Dengan belum terintegrasinya aplikasi EMR dengan INA-CBG’s, RSUD AA masih mengalami permasalahan sebagai berikut.
a) Terdapat klaim BPJS Kesehatan yang diajukan oleh RSUD AA lebih rendah
dibandingkan pelayanan yang diberikan (undercoding).
b) Pengajuan ulang klaim atas pasien BPJS Kesehatan dengan status pending dan dispute mengalami keterlambatan, yakni:
(1) Pengajuan klaim ulang atas pasien BPJS Kesehatan dengan status verifikasi pending dan susulan tidak segera dilakukan sebesar Rp20.989.465.098,00.
(2) Pengajuan klaim ulang per 31 Desember 2022 atas pasien BPJS Kesehatan dengan status verifikasi pending dan dispute belum dilakukan sebesar Rp11.538.316.458,00.
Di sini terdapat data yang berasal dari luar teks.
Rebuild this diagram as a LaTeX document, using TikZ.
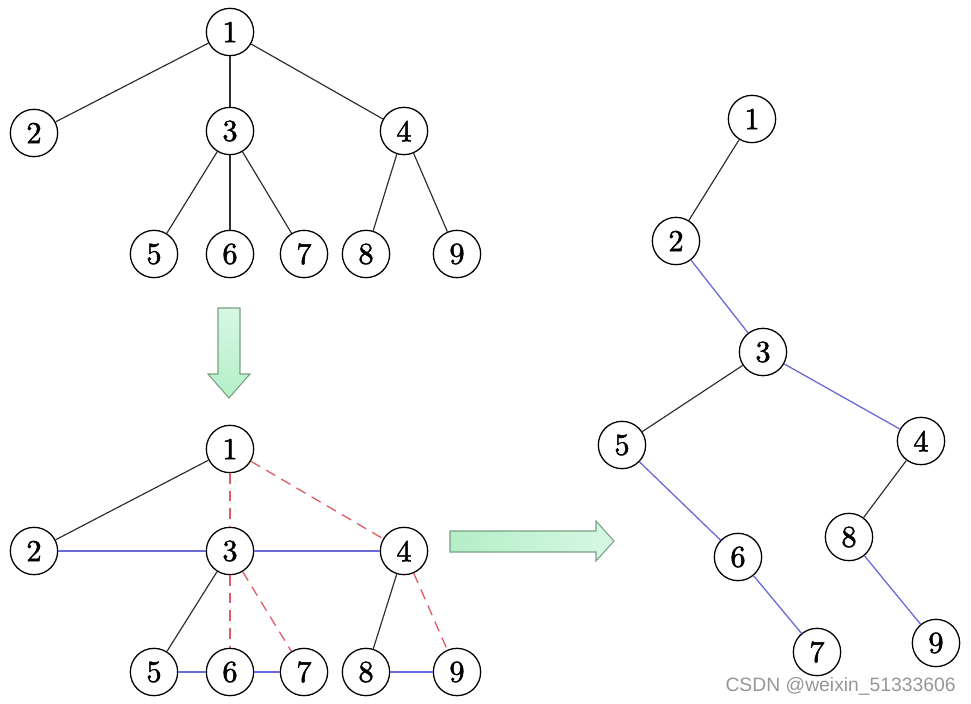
\documentclass[tikz,border=0pt]{standalone}
\usepackage{fontspec}
\newfontfamily\wmfont{Liberation Sans}
\newfontfamily\nodefont[FakeBold=1.6]{lmroman10-regular.otf}
\definecolor{edgeblack}{RGB}{45,45,45}
\definecolor{edgeblue}{RGB}{105,105,215}
\definecolor{edgered}{RGB}{222,90,100}
\definecolor{arrowfill}{RGB}{180,238,200}
\definecolor{arrowlight}{RGB}{215,248,228}
\definecolor{arrowdraw}{RGB}{120,160,130}
\definecolor{wmgray}{RGB}{150,150,150}
\tikzset{
  vtx/.style={circle,draw=black,line width=1.1pt,fill=white,minimum size=1.42cm,inner sep=0pt,font=\nodefont\fontsize{26}{28}\selectfont},
  tedge/.style={draw=edgeblack,line width=1pt},
  bedge/.style={draw=edgeblue,line width=1.1pt},
  redge/.style={draw=edgered,line width=1.1pt,dash pattern=on 9pt off 6pt},
  bigarrow/.style={draw=arrowdraw,line width=0.9pt,line join=miter},
}
\begin{document}
\begin{tikzpicture}[x=0.03cm,y=-0.03cm]
\useasboundingbox (0,0) rectangle (971,704);
% top tree
\node[vtx] (t1) at (230,32) {1};
\node[vtx] (t2) at (34,133) {2};
\node[vtx] (t3) at (230,131) {3};
\node[vtx] (t4) at (404,131) {4};
\node[vtx] (t5) at (154,254) {5};
\node[vtx] (t6) at (230,254) {6};
\node[vtx] (t7) at (304,254) {7};
\node[vtx] (t8) at (366,254) {8};
\node[vtx] (t9) at (457,254) {9};
\draw[tedge] (t1) -- (t2);
\draw[tedge] (t1) -- (t3);
\draw[tedge] (t1) -- (t4);
\draw[tedge] (t3) -- (t5);
\draw[tedge] (t3) -- (t6);
\draw[tedge] (t3) -- (t7);
\draw[tedge] (t4) -- (t8);
\draw[tedge] (t4) -- (t9);
% down arrow
\draw[bigarrow,top color=arrowlight,bottom color=arrowfill] (218,308) -- (240,308) -- (240,374) -- (250,374) -- (229,398) -- (208,374) -- (218,374) -- cycle;
% bottom tree
\node[vtx] (b1) at (230,449) {1};
\node[vtx] (b2) at (34,551) {2};
\node[vtx] (b3) at (230,551) {3};
\node[vtx] (b4) at (404,551) {4};
\node[vtx] (b5) at (154,672) {5};
\node[vtx] (b6) at (230,672) {6};
\node[vtx] (b7) at (304,672) {7};
\node[vtx] (b8) at (366,672) {8};
\node[vtx] (b9) at (457,672) {9};
\draw[tedge] (b1) -- (b2);
\draw[redge] (b1) -- (b3);
\draw[redge] (b1) -- (b4);
\draw[bedge] (b2) -- (b3);
\draw[bedge] (b3) -- (b4);
\draw[tedge] (b3) -- (b5);
\draw[redge] (b3) -- (b6);
\draw[redge] (b3) -- (b7);
\draw[tedge] (b4) -- (b8);
\draw[redge] (b4) -- (b9);
\draw[bedge] (b5) -- (b6);
\draw[bedge] (b6) -- (b7);
\draw[bedge] (b8) -- (b9);
% right arrow
\draw[bigarrow,left color=arrowfill,right color=arrowlight] (450,531) -- (596,531) -- (596,521) -- (614,541) -- (596,561) -- (596,552) -- (450,552) -- cycle;
% right tree
\node[vtx] (r1) at (752,119) {1};
\node[vtx] (r2) at (676,241) {2};
\node[vtx] (r3) at (763,352) {3};
\node[vtx] (r4) at (921,441) {4};
\node[vtx] (r5) at (622,445) {5};
\node[vtx] (r6) at (738,557) {6};
\node[vtx] (r7) at (817,652) {7};
\node[vtx] (r8) at (849,537) {8};
\node[vtx] (r9) at (936,643) {9};
\draw[tedge] (r1) -- (r2);
\draw[bedge] (r2) -- (r3);
\draw[tedge] (r3) -- (r5);
\draw[bedge] (r3) -- (r4);
\draw[bedge] (r5) -- (r6);
\draw[bedge] (r6) -- (r7);
\draw[tedge] (r4) -- (r8);
\draw[bedge] (r8) -- (r9);
% watermark
\node[anchor=east,text=wmgray,font=\wmfont\fontsize{16.5}{18}\selectfont,inner sep=0pt] (wm) at (956,686) {CSDN @weixin\_51333606};
\end{tikzpicture}
\end{document}
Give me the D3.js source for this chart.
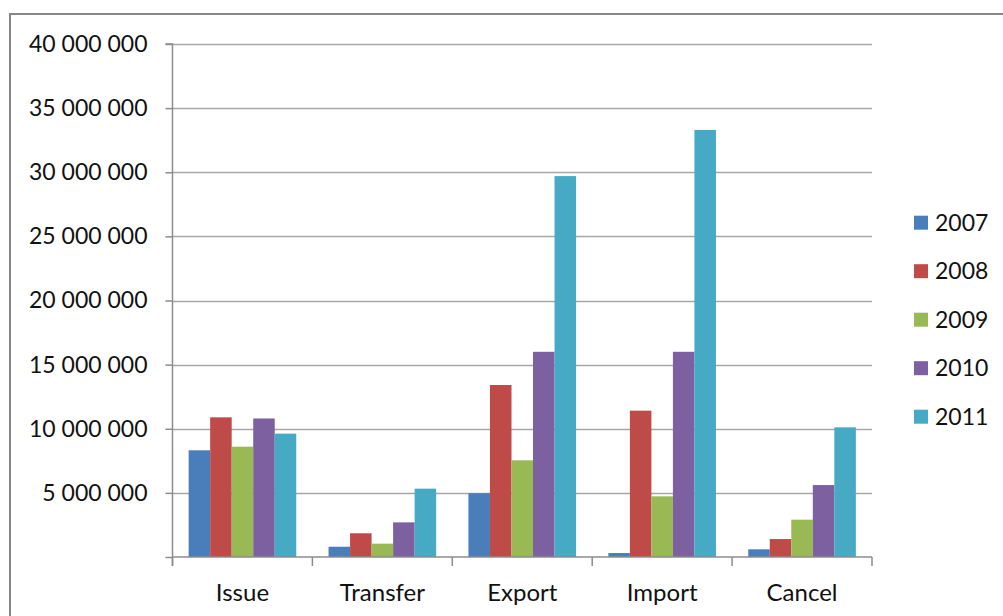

3) Modul Rekam Medis pada aplikasi EMR belum digunakan oleh seluruh dokter sehingga menyulitkan petugas Casemix untuk melakukan coding paket pelayanan sebagaimana diatur dalam INA-CBG’s dalam rangka pengajuan klaim BPJS Kesehatan atau mengakibatkan klaim lebih rendah dari yang seharusnya (undercoding).
Hal ini terjadi antara lain pada pembayaran tes Polymerase Chain Reaction (PCR) untuk Mahasiswa STIKES Hangtuah sebesar Rp13.800.000,00 pada bulan Januari 2022 dan pembayaran tes PCR untuk jamaah haji sebesar Rp246.270.000,00 pada bulan Oktober 2022.
4) Aplikasi EMR telah memiliki modul pencatatan aset namun belum digunakan.
Kondisi tersebut tidak sesuai dengan Peraturan Menteri Dalam Negeri Nomor 79 Tahun 2018 tentang Badan Layanan Umum Daerah, Peraturan Menteri Kesehatan Nomor 82 Tahun 2013 tentang Sistem Informasi Manajemen Rumah Sakit, Peraturan Menteri Kesehatan Nomor 24 Tahun 2022 tentang Rekam Medis, dan Peraturan Gubernur Nomor 60 Tahun 2017 tentang Pengelolaan Keuangan Badan Layanan Umum Daerah.
Hal tersebut mengakibatkan: kegiatan pelayanan dan administratif pada RSUD AA belum sepenuhnya efisien dan efektif, dan risiko kurang penerimaan pendapatan atas klaim BPJS Kesehatan pada RSUD AA.
BPK menyimpulkan permasalahan tersebut disebabkan Direktur RSUD AA belum sepenuhnya optimal dalam mengarahkan, membina, mengawasi, mengendalikan, dan mengevaluasi penyelenggaraan kegiatan BLUD Rumah Sakit.